The story follows Nate, who has come on this trip with his estranged brother. He is getting on in years, and has fled a strange event related to a student back home. As he tries to figure out why his brother is giving him such a hard time, while also considering his fellow travellers, we get to know what happened to him back home. As it turns out, it’s probably not what you were thinking. I thought it was a real good change from the norm, too. Interesting characters, a quick, engaging plot. What more can one want from a short story? This is, overall, a really well-written bit of fiction, very much focused on the characters.

What drew me to the story was not just because I enjoyed Russo’s novel – although, they do share some elements. I am really drawn to fiction set in or connected with universities. In this case, the protagonist is a professor, and as such the story contains some interesting (and familiar to me) commentary on universities and teaching. For no other reason than they interested me, and because I’ve experienced similar things as both a student and teaching assistant, here are a couple of examples.

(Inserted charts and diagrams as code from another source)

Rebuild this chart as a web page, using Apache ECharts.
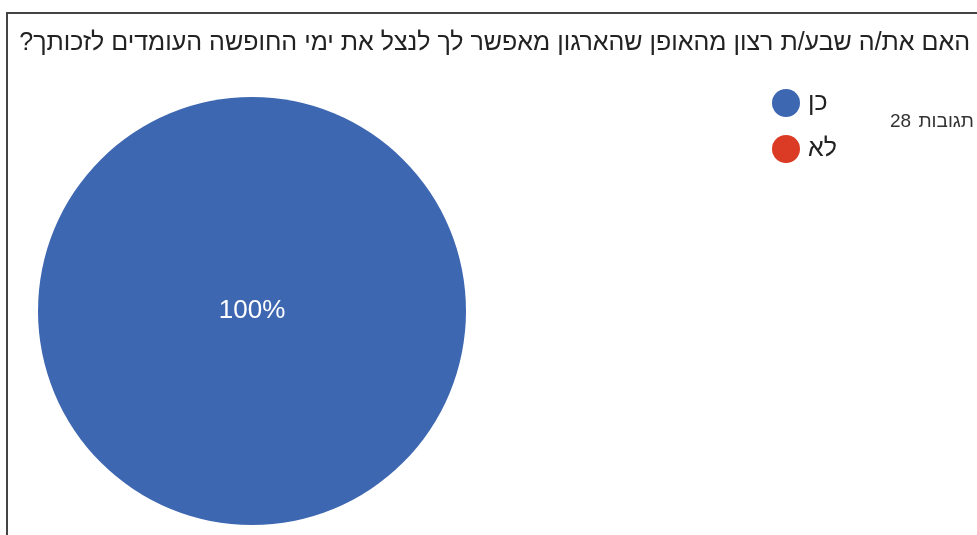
<!DOCTYPE html>
<html>
<head>
<meta charset="utf-8">
<script src="https://cdn.jsdelivr.net/npm/echarts@6/dist/echarts.min.js"></script>
<style>
  html, body { margin: 0; padding: 0; background: #fff; }
  #chart { width: 977px; height: 535px; }
</style>
</head>
<body>
<div id="chart"></div>
<script>
// Survey question and answers
const questionTitle = 'האם את/ה שבע/ת רצון מהאופן שהארגון מאפשר לך לנצל את ימי החופשה העומדים לזכותך?\u200F';
const answerLabels = ['כן', 'לא'];
const answerCounts = [28, 0];
const answerColors = ['#3e67b1', '#db3b25'];
const responsesWord = 'תגובות';

const FONT = 'Arial, "Liberation Sans", "DejaVu Sans", sans-serif';

const totalResponses = answerCounts.reduce((a, b) => a + b, 0);

const pieData = answerLabels.map((name, i) => ({
  name: name,
  value: answerCounts[i],
  itemStyle: { color: answerColors[i] },
  label: { show: answerCounts[i] > 0 }
}));

const chart = echarts.init(document.getElementById('chart'), null, { renderer: 'canvas' });

chart.setOption({
  animation: false,
  title: {
    text: questionTitle,
    right: 2,
    top: 26,
    textStyle: { fontFamily: FONT, fontSize: 25, fontWeight: 'normal', color: '#222' }
  },
  legend: {
    orient: 'vertical',
    left: 767,
    top: 84,
    icon: 'circle',
    itemWidth: 28,
    itemHeight: 28,
    itemGap: 18,
    selectedMode: false,
    textStyle: { fontFamily: FONT, fontSize: 25, color: '#222', padding: [0, 0, 0, 3] },
    data: answerLabels
  },
  graphic: [
    {
      type: 'polyline',
      shape: { points: [[7, 535], [7, 13], [977, 13]] },
      style: { stroke: '#444', lineWidth: 2, fill: null }
    },
    // response count: number on the left, word on the right
    {
      type: 'text',
      left: 890,
      top: 112,
      style: { text: String(totalResponses), font: '19px ' + FONT, fill: '#333' }
    },
    {
      type: 'text',
      right: 3,
      top: 112,
      style: { text: responsesWord, font: '19px ' + FONT, fill: '#333' }
    }
  ],
  series: [{
    type: 'pie',
    center: [252, 311],
    radius: 214,
    startAngle: 90,
    clockwise: true,
    avoidLabelOverlap: false,
    label: {
      position: 'center',
      formatter: p => Math.round(p.percent) + '%',
      color: '#fff',
      fontFamily: FONT,
      fontSize: 26
    },
    labelLine: { show: false },
    emphasis: { disabled: true },
    itemStyle: { borderWidth: 0 },
    data: pieData
  }]
});
</script>
</body>
</html>
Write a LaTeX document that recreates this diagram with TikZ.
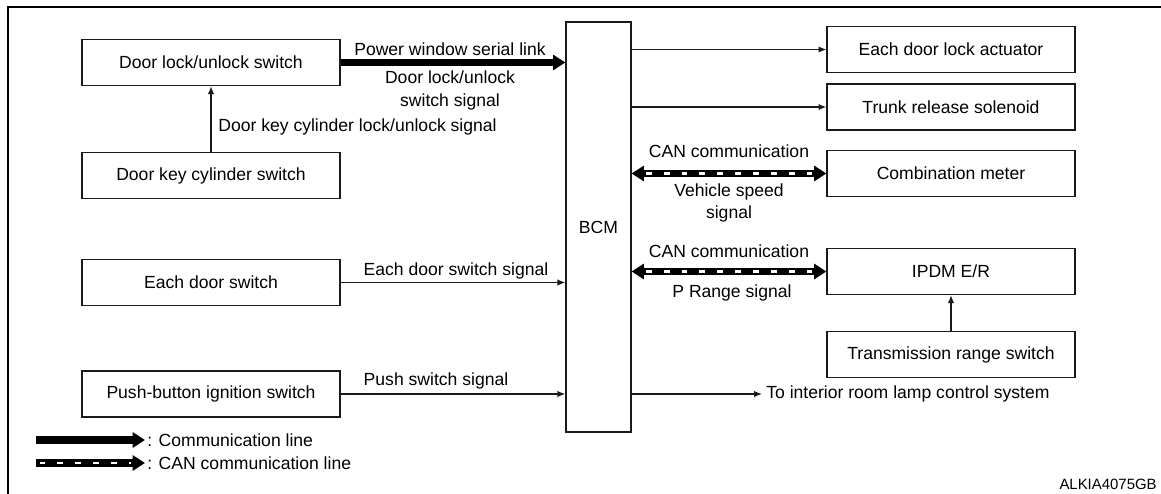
\documentclass[tikz,border=0pt]{standalone}
\usepackage{fontspec}
\setmainfont{Liberation Sans}
\usetikzlibrary{arrows.meta,positioning,calc}
\definecolor{lineblack}{HTML}{1A1A1A}
\tikzset{
  bigtip/.tip={Triangle[length=7pt,width=8.5pt]},
  unitbox/.style={
    draw=lineblack,
    line width=0.7pt,
    minimum width=5.16cm,
    minimum height=0.92cm,
    inner sep=0pt,
    font=\fontsize{10}{12}\selectfont
  },
  outbox/.style={unitbox, minimum width=4.96cm},
  bcmbox/.style={unitbox, minimum width=1.3cm, minimum height=8.2cm},
  siglabel/.style={inner sep=0pt, align=center, font=\fontsize{10}{13}\selectfont},
  sigarrow/.style={-{Latex[length=4.5pt,width=3.6pt]}, line width=0.7pt, draw=lineblack},
  commarrow/.style={-bigtip, line width=4pt, draw=black},
  canline/.style={line width=4.5pt, draw=black,
    postaction={draw=white, arrows=-, line width=1.6pt,
      dash pattern=on 3.4pt off 6.8pt, shorten <=#1, shorten >=8pt}},
  canline/.default=8pt,
  frameline/.style={line width=1.7pt, draw=black}
}
\begin{document}
\begin{tikzpicture}[x=0.02cm, y=-0.02cm]
\useasboundingbox (0,0) rectangle (1161,494);
\draw[frameline] (1161,7) -- (8,7) -- (8,494);

% input side
\node[unitbox] (lockswitch) at (211,62.5) {Door lock/unlock switch};
\node[unitbox] (keycyl) at (211,175.5) {Door key cylinder switch};
\node[unitbox] (doorsw) at (211,282.5) {Each door switch};
\node[unitbox] (pushsw) at (211,394) {Push-button ignition switch};

\node[bcmbox] (bcm) at (598.5,227) {BCM};

% output side
\node[outbox] (actuator) at (951,49.5) {Each door lock actuator};
\node[outbox] (trunk) at (951,107) {Trunk release solenoid};
\node[outbox] (meter) at (951,173.5) {Combination meter};
\node[outbox] (ipdm) at (951,271.5) {IPDM E/R};
\node[outbox] (trans) at (951,354.5) {Transmission range switch};
\coordinate (lamp) at (762,394);

\draw[commarrow] (lockswitch.east) -- (lockswitch.east -| bcm.west);
\draw[sigarrow] (keycyl.north) -- (lockswitch.south);
\foreach \a in {doorsw,pushsw}
  \draw[sigarrow] (\a.east) -- (\a.east -| bcm.west);
\foreach \b in {actuator,trunk}
  \draw[sigarrow] (\b.west -| bcm.east) -- (\b.west);
\draw[sigarrow] (pushsw.east -| bcm.east) -- (lamp);
\foreach \b in {meter,ipdm}
  \draw[canline, bigtip-bigtip] (\b.west -| bcm.east) -- (\b.west);
\draw[sigarrow] (trans.north) -- (ipdm.south);

% signal labels
\node[siglabel] (pwlink) at (450,49) {Power window serial link};
\node[siglabel] (dlsig) at (450,90.5) {Door lock/unlock\\switch signal};
\node[siglabel, anchor=west] (kcsig) at (218,127) {Door key cylinder lock/unlock signal};
\node[siglabel] (dssig) at (456,271) {Each door switch signal};
\node[siglabel] (pssig) at (436,381) {Push switch signal};
\node[siglabel] (can1) at (729,151) {CAN communication};
\node[siglabel] (vssig) at (729,203) {Vehicle speed\\signal};
\node[siglabel] (can2) at (729,251) {CAN communication};
\node[siglabel] (prsig) at (732,293) {P Range signal};
\node[siglabel, anchor=west] (lamptext) at (766,394) {To interior room lamp control system};

% legend
\coordinate (leg1a) at (36,440);
\coordinate (leg1b) at (145,440);
\coordinate (leg2a) at (36,463);
\coordinate (leg2b) at (145,463);
\draw[commarrow] (leg1a) -- (leg1b);
\draw[canline=2pt, -bigtip] (leg2a) -- (leg2b);
\node[siglabel, anchor=west] (leg1) at (147,440) {: Communication line};
\node[siglabel, anchor=west] (leg2) at (147,463) {: CAN communication line};
\node[siglabel, anchor=east, font=\fontsize{8.5}{10}\selectfont] (figid) at (1157,484) {ALKIA4075GB};
\end{tikzpicture}
\end{document}
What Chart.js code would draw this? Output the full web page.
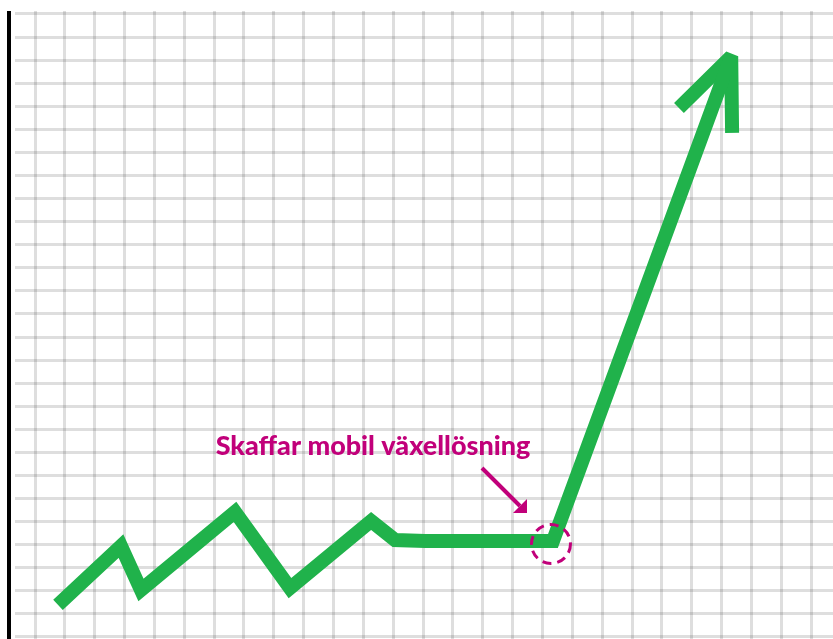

First up, that somewhat depressing moment of marking the first round of essays for a class:

“… that first batch of essays was depressingly dismal. Their authors were not stupid — the lively classroom discussions had proved that much — but the writing they produced was breathtakingly incoherent. All their academic lives, they’d been cutting and pasting from the Internet — a phrase here, a sentence there—creating a pastiche of observations linked by little more than general subject matter. Individual sentences, lifted from their original context and plopped down in a foreign one, varied wildly in tone and style. Given a list of transitional phrases — but, rather, on the other hand, while, hence — the essay’s alleged authors would’ve been helpless to choose the one that correctly expressed the relationship between juxtaposed assertions, had such a relationship by chance occurred. Whole paragraphs were maddeningly free of both mistakes and meaning.”

The awkwardness of essay hand-back sessions, when hitherto spoon-fed and pampered students, not as brilliant as their parents have no doubt always told them, realise that completing the assignment is not enough to get an A…

“Handing back student essays, especially the first batch, was invariably an unpleasant duty, marking as it did the end of the academic honeymoon. Here they’d all been getting along so well, pretending to be the best of friends, and now this. A grade. Having briefly imagined that this class would be different, they now understood it wasn’t. Betrayed again.”

And the frustrating reality of students not realising that clarity is oh-so-very-important.

“… students, even the English majors, were content for their meaning to loiter in the shadows of their murky prose, as if clarity were a shared responsibility between writer and reader. His prose workshops flew in the face of their unshakable conviction that the essays they turned in were a private matter between them and him, sort of like therapy or confession.”

Anyway, back to the review. This is a short, well-written and well-constructed short story. Nate in Venice is a great introduction to Russo’s writing and style, and was a very enjoyable read. Very much recommended.